The film starts with an unassuming Joong-Man who returns to his Alzheimer´s suffering mother after having gone bankrupt. He is trying to earn his livelihood as a clerk/janitor in a public baths, his submissiveness making him a perfect target for his boss´ rants.
The overall depiction of Joong-Man´s character would be an embodiment of loser, however due to his complicated background, Kim Yong-hoon writes him as the character to root for - a poverty-stricken ordinary boy selflessly taking care of Alzheimer suffering mother - the black horse of the story. However, the black horse remains hidden in the plain sight.
Another contender for the cash prize Tae-Young works a day job at customs while facing a threat from local moneylender with friendly demeanor and sadistic impulses. Tae-Young´s intestines are on the table, figuratively if he fails to cough up the money his girlfriend Yeon-hee borrowed before vanishing into thin air. After that, his intestines will be on the table literally to be enjoyed by the moneylender´s psycho goon.
The colorful cast of unfortunates and miscreants joins Mi-Ran who stands as well on the losing end when it comes to money as she has lost fortune on a stock market and has to prostitute herself in a fancy bar in order to pay up while. Her domestic comfort remains disrupted by her husband's violent blaming and outbursts. It is a pressure cooker situation that is going to blow he steam no less fiercely. Beasts Clawing at Straws enjoys a big roundabout and turnaround of supporting and secondary characters, the story´s universe is richly populated which keeps the body-count(er) busy.
With as many characters, the complicated plot structure is chopped up into five chapters where episodes of the leading four characters intertwined until the characters start to rumble among each other. The shuffling of episodes and characters´ interactions and moving back and forth on the story´s timeline will earn Yong-hoon´s oeuvre a couple of Pulp Fiction comparisons though the film is a different kind of beast.
As expected, the characters devour one another until the last man standing, the process being as comic as it is bloody, Yong-hoon dropping twists, turns and wild cards. The pendulum swings constantly between action and comedy while having frequently delivering 2-in-1 bundle - rolling violence and humor into a single scene.
The structure of Beasts Clawing at Straws resembles almost a classic comedy design with its formal convention transposed into a crime caper. The longer the film runs, the more it emerges as a basically a comedy of (grisly) errors fueled by greed, and as the tradition goes, in one case by naïveté. The case naturally being the loser type, which develops into a fool archetype though not that much ambivalent as to become the decisive force in the story.
The decisive force of the story lies in hands of women. Subverting the testosterone stereotype of hard-boiled capers, Yong-hoon makes his female characters more interesting than their male counterparts. Especially the second half of the story is dominated by Yeon-hee who turns out to become a power-wielding manipulative vixen.

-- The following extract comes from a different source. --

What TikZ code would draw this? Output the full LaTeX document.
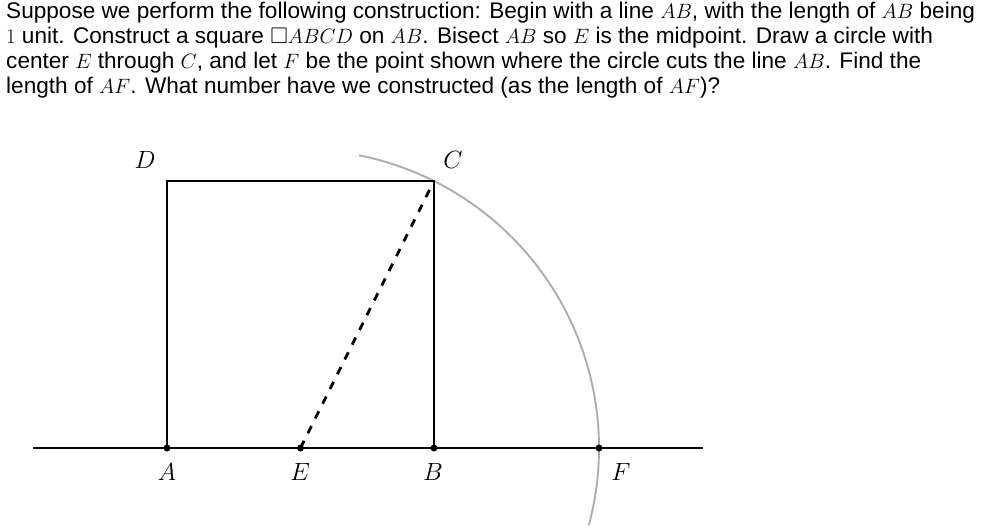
\documentclass[tikz,border=0pt]{standalone}
\usepackage{amssymb}
\usepackage{fontspec}
\newfontfamily\arialfont{Liberation Sans}
\begin{document}
\begin{tikzpicture}[x=1pt,y=1pt,
  txt/.style={anchor=base west,inner sep=0pt,align=left,font=\arialfont\fontsize{22.6}{25}\selectfont},
  lbl/.style={inner sep=0pt,font=\fontsize{25}{28}\selectfont},
  edge/.style={line width=2.7pt,black},
  dashline/.style={line width=2.7pt,black,dash pattern=on 8pt off 8.5pt},
  circ/.style={line width=1.9pt,black!32},
  dot/.style={circle,fill=black,inner sep=0pt,minimum size=7pt}]
\useasboundingbox (0,0) rectangle (998,531);
% text (anchored at the baseline of its last line)
\node[txt] (q) at (6,437) {Suppose we perform the following construction: Begin with a line $AB$, with the length of $AB$ being\\
$1$ unit. Construct a square $\square ABCD$ on $AB$. Bisect $AB$ so $E$ is the midpoint. Draw a circle with\\
center $E$ through $C$, and let $F$ be the point shown where the circle cuts the line $AB$. Find the\\
length of $AF$. What number have we constructed (as the length of $AF$)?};
% points
\coordinate (A) at (167,83);
\coordinate (B) at (434,83);
\coordinate (E) at (300.5,83);
\coordinate (C) at (434,350);
\coordinate (D) at (167,350);
\coordinate (F) at (599,83);
\coordinate (L1) at (33,83);
\coordinate (L2) at (703,83);
% circle arc
\draw[circ] (E) ++(78.7:298.5pt) arc[start angle=78.7,end angle=-15,radius=298.5pt];
% lines
\draw[edge] (L1) -- (L2);
\draw[edge] (A) -- (D) -- (C) -- (B);
\draw[dashline] (E) -- (C);
\foreach \p in {A,E,B,F} \node[dot] at (\p) {};
% labels
\node[lbl] (lA) at (167,59) {$A$};
\node[lbl] (lE) at (300,59) {$E$};
\node[lbl] (lB) at (433,59) {$B$};
\node[lbl] (lF) at (621,59) {$F$};
\node[lbl] (lD) at (145,371) {$D$};
\node[lbl] (lC) at (453,371) {$C$};
\end{tikzpicture}
\end{document}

After she bows from the stage, the real black horse of the film surfaces putting a nice spin and morality capping on the whole bloody affair of theatre of greed. While Joong-Man would have been the morality litmus paper and benchmark in the older canon of storytelling, he is merely a bait, a nice touch even though the spirit of the classical storytelling canon will be preserved.
For a feature debut, Beasts Clawing at Straws is a smooth and stylish first outing for Kim Yong-hoon, the involvement of experienced actors being a huge help including the South Korean superstar Jung Woosung (Asura: The City of Madness, The Good, the Bad and the Weird) or Jeon Do-yeon, Best Actress award-winner at 60th Cannes Film Festival for her role in Secret Sunshine.